Illinois Aviation Museum
- Established: 2004
- Location: Bolingbrook, Illinois
- Coordinates: 41°41′51″N 88°07′40″W﻿ / ﻿41.6975°N 88.1278°W
- Type: Aviation museum
- Founders: Joe DePaulo; Ray Jakubiak; Steve Meyers; Tim Tocwish;
- Website: www.illinoisaviationmuseum.org

= Illinois Aviation Museum =

The Illinois Aviation Museum is an aviation museum at Clow International Airport in Bolingbrook, Illinois.

== History ==
The museum was founded by Joe DePaulo, Ray Jakubiak, Steve Meyers and Tim Tocwish in 2004 in a 6,000 sqft hangar it took over from an organization known as Packer Wings.

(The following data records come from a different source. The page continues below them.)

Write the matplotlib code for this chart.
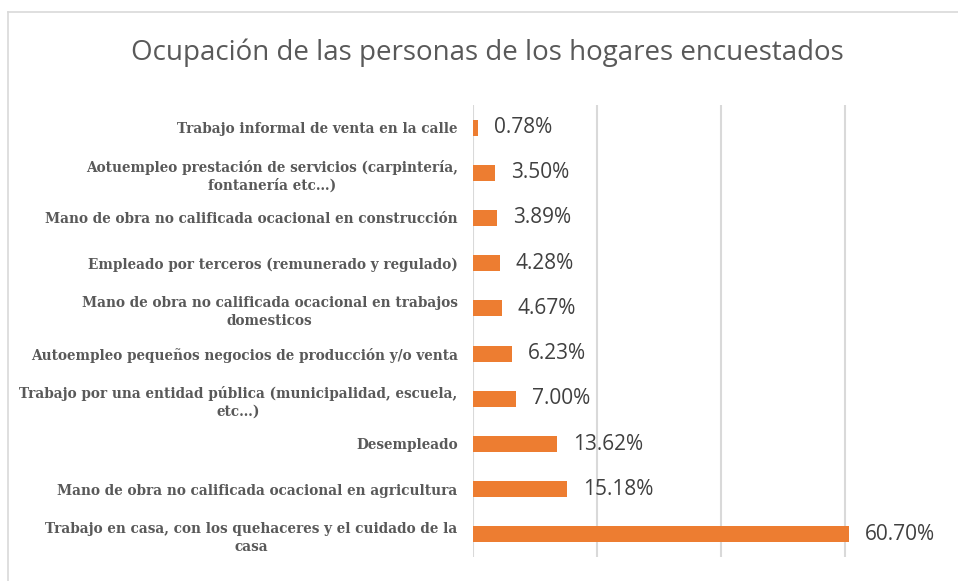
import matplotlib
matplotlib.use("Agg")
import matplotlib.pyplot as plt
from matplotlib.lines import Line2D

categories = [
    "Trabajo informal de venta en la calle",
    "Aotuempleo prestación de servicios (carpintería,\nfontanería etc…)",
    "Mano de obra no calificada ocacional en construcción",
    "Empleado por terceros (remunerado y regulado)",
    "Mano de obra no calificada ocacional en trabajos\ndomesticos",
    "Autoempleo pequeños negocios de producción y/o venta",
    "Trabajo por una entidad pública (municipalidad, escuela,\netc…)",
    "Desempleado",
    "Mano de obra no calificada ocacional en agricultura",
    "Trabajo en casa, con los quehaceres y el cuidado de la\ncasa",
]
values = [0.78, 3.50, 3.89, 4.28, 4.67, 6.23, 7.00, 13.62, 15.18, 60.70]
value_labels = ["0.78%", "3.50%", "3.89%", "4.28%", "4.67%", "6.23%", "7.00%", "13.62%", "15.18%", "60.70%"]

W, H = 958, 581
fig = plt.figure(figsize=(W/100, H/100), dpi=100)
ax = fig.add_axes([473/W, 1-557/H, (907-473)/W, (557-105)/H])

ypos = list(range(len(categories)))
ax.barh(ypos, values, height=0.35, color="#ED7D31", zorder=3)
ax.set_ylim(9.5, -0.5)
ax.set_xlim(0, 70)
ax.set_xticks([0, 20, 40, 60])
ax.xaxis.grid(True, color="#D9D9D9", linewidth=1.5, zorder=0)
ax.tick_params(axis="x", length=0, labelbottom=False)
ax.tick_params(axis="y", length=0, pad=11)
for s in ax.spines.values():
    s.set_visible(False)
ax.set_yticks(ypos)
ax.set_yticklabels(categories, fontfamily="DejaVu Serif", fontweight="bold",
                   fontsize=9.8, color="#595959", multialignment="center",
                   linespacing=1.35)

for y, v, t in zip(ypos, values, value_labels):
    ax.annotate(t, (v, y), xytext=(16, 0), textcoords="offset pixels",
                ha="left", va="center", fontsize=15, color="#404040", family="Open Sans")

fig.text(487/W, 1-53/H, "Ocupación de las personas de los hogares encuestados",
         ha="center", va="center", fontsize=20, color="#595959", family="Open Sans")

fig.add_artist(Line2D([8/W, 8/W], [0, 1-12/H], transform=fig.transFigure, color="#D9D9D9", lw=1.2))
fig.add_artist(Line2D([8/W, 1], [1-12/H, 1-12/H], transform=fig.transFigure, color="#D9D9D9", lw=1.2))

fig.savefig("out.png", dpi=100)
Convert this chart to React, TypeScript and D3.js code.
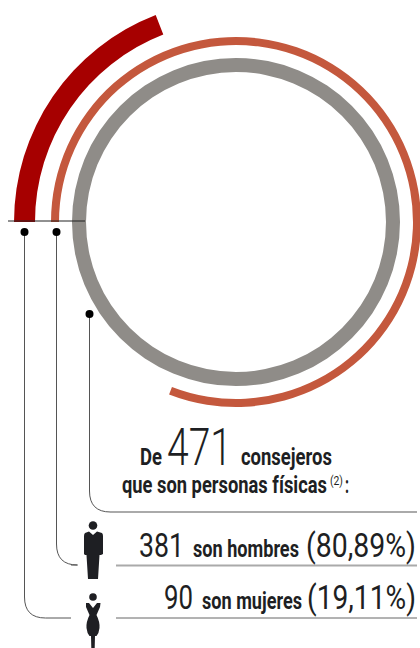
import { useEffect, useRef } from "react";
import * as d3 from "d3";

const total = 471;
const groups = ["hombres", "mujeres"];
const counts = [381, 90];
const percents = ["(80,89%)", "(19,11%)"];
const groupLabels = ["son hombres", "son mujeres"];
const ringColors = ["#c4583d", "#a60000"];
const grayRing = "#8f8c88";
const ink = "#1e1f23";

const body = "'Roboto', sans-serif";

export default function App() {
  const chart = useRef<SVGSVGElement>(null);

  useEffect(() => {
    const svg = d3.select(chart.current);
    svg.selectAll("*").remove();

    const cx = 236;
    const cy = 222;
    // rings all start at the left (9 o'clock) and run clockwise
    const angle = d3.scaleLinear([0, total], [-Math.PI / 2, 1.5 * Math.PI]);
    const arc = d3.arc<any>();
    const rings = svg.append("g").attr("transform", `translate(${cx},${cy})`);

    rings.append("path")
      .attr("fill", grayRing)
      .attr("d", arc({ innerRadius: 150, outerRadius: 164, startAngle: angle(0), endAngle: angle(total) }));
    rings.append("path")
      .attr("fill", ringColors[0])
      .attr("d", arc({ innerRadius: 177, outerRadius: 185, startAngle: angle(0), endAngle: angle(counts[0]) }));
    rings.append("path")
      .attr("fill", ringColors[1])
      .attr("d", arc({ innerRadius: 201, outerRadius: 222, startAngle: angle(0), endAngle: angle(counts[1]) }));

    svg.append("line")
      .attr("x1", 8).attr("x2", 85).attr("y1", 221).attr("y2", 221)
      .attr("stroke", "#222").attr("stroke-width", 1);

    // leaders
    const leaders = [
      { x: 89.5, y0: 314, y1: 512, x1: 417 },
      { x: 56.5, y0: 232, y1: 565, x1: 71 },
      { x: 24.5, y0: 232, y1: 618, x1: 71 },
    ];
    const r = 21;
    leaders.forEach((l) => {
      const p = d3.path();
      p.moveTo(l.x, l.y0);
      p.lineTo(l.x, l.y1 - r);
      p.quadraticCurveTo(l.x, l.y1, l.x + r, l.y1);
      p.lineTo(l.x1, l.y1);
      svg.append("path").attr("d", p.toString()).attr("fill", "none").attr("stroke", "#555").attr("stroke-width", 1);
      svg.append("circle").attr("cx", l.x).attr("cy", l.y0).attr("r", 4).attr("fill", "#000");
    });

    svg.append("line").attr("x1", 110).attr("x2", 417).attr("y1", 512).attr("y2", 512)
      .attr("stroke", "#aaa").attr("stroke-width", 2);
    svg.append("line").attr("x1", 116).attr("x2", 417).attr("y1", 565.5).attr("y2", 565.5)
      .attr("stroke", "#aaa").attr("stroke-width", 2);
    svg.append("line").attr("x1", 116).attr("x2", 417).attr("y1", 618).attr("y2", 618)
      .attr("stroke", "#666").attr("stroke-width", 1);

    // text, squeezed horizontally to the widths in the picture
    const label = (s: string, x: number, y: number, w: number, size: number, weight = 700) => {
      const t = svg.append("text")
        .attr("font-family", body).attr("font-size", size).attr("font-weight", weight)
        .attr("fill", ink)
        .text(s);
      const natural = (t.node() as SVGTextElement).getComputedTextLength();
      t.attr("transform", `translate(${x},${y}) scale(${w / natural},1)`);
    };

    label("De", 140, 465, 22, 23);
    label(String(total), 167, 465, 65, 52, 300);
    label("consejeros", 241, 465, 91, 24);
    label("que son personas físicas", 122, 492.5, 205, 24);
    label("(2)", 330, 485, 13, 12, 400);
    label(":", 345, 492.5, 4, 24);

    label(String(counts[0]), 139, 557, 45, 34, 400);
    label(groupLabels[0], 193, 557, 106, 24);
    label(percents[0], 306, 557, 110, 34, 400);

    label(String(counts[1]), 164, 609, 29, 34, 400);
    label(groupLabels[1], 202, 609, 100, 24);
    label(percents[1], 307, 609, 109, 34, 400);

    // pictograms
    const man = svg.append("g").attr("fill", ink).attr("class", groups[0]);
    man.append("circle").attr("cx", 93).attr("cy", 525.5).attr("r", 4.3);
    man.append("path").attr("d", "M89 531.5 L93 535 L97 531.5 L102 533 Q103 534 103 536 L103 554 L101 555 L99.5 555 L98 579 L88 579 L86.5 555 L85 555 L84 554 L84 536 Q84 534 85 533 Z");

    const woman = svg.append("g").attr("fill", ink).attr("class", groups[1]);
    woman.append("circle").attr("cx", 93).attr("cy", 597).attr("r", 3.8);
    woman.append("path").attr("d", "M86 603 L89 603 L93 608 L97 603 L100.5 603 L100 607 L96.5 615 Q100 622 99.5 628 Q99 633 96.5 636 L95 636 L94.7 648 L91.3 648 L91 636 L89.5 636 Q87 633 86.5 628 Q86 622 89.5 615 L86 607 Z");
  }, []);

  return (
    <svg
      ref={chart}
      width={420}
      height={648}
      style={{ position: "absolute", left: 0, top: 0, background: "#fff" }}
    />
  );
}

In 2009, it acquired the forward fuselage of a T-33.

== Exhibits ==
Exhibits at the museum include a Link Trainer.

== Collection ==

- Aerotek S-1S Special – on loan
- Beechcraft C-45 Expeditor
- Bell UH-1C Iroquois
- Douglas A-4 Skyhawk
- Fokker Dr.I – replica
- Fokker E.III
- Kaminskas Jungster II
- Lockheed T-33 – on loan
- Lockheed T-33 – forward fuselage
- Nieuport 11 – replica, on loan
- Nieuport 12 – replica
- North American T-2 Buckeye – on loan
- Pacific D-8

== Events ==
The Cavalcade of Planes airshow is hosted at the airport.

== Programs ==
The museum has completed build projects of a Zenith CH 750 Cruzer and a replica Fokker E.III.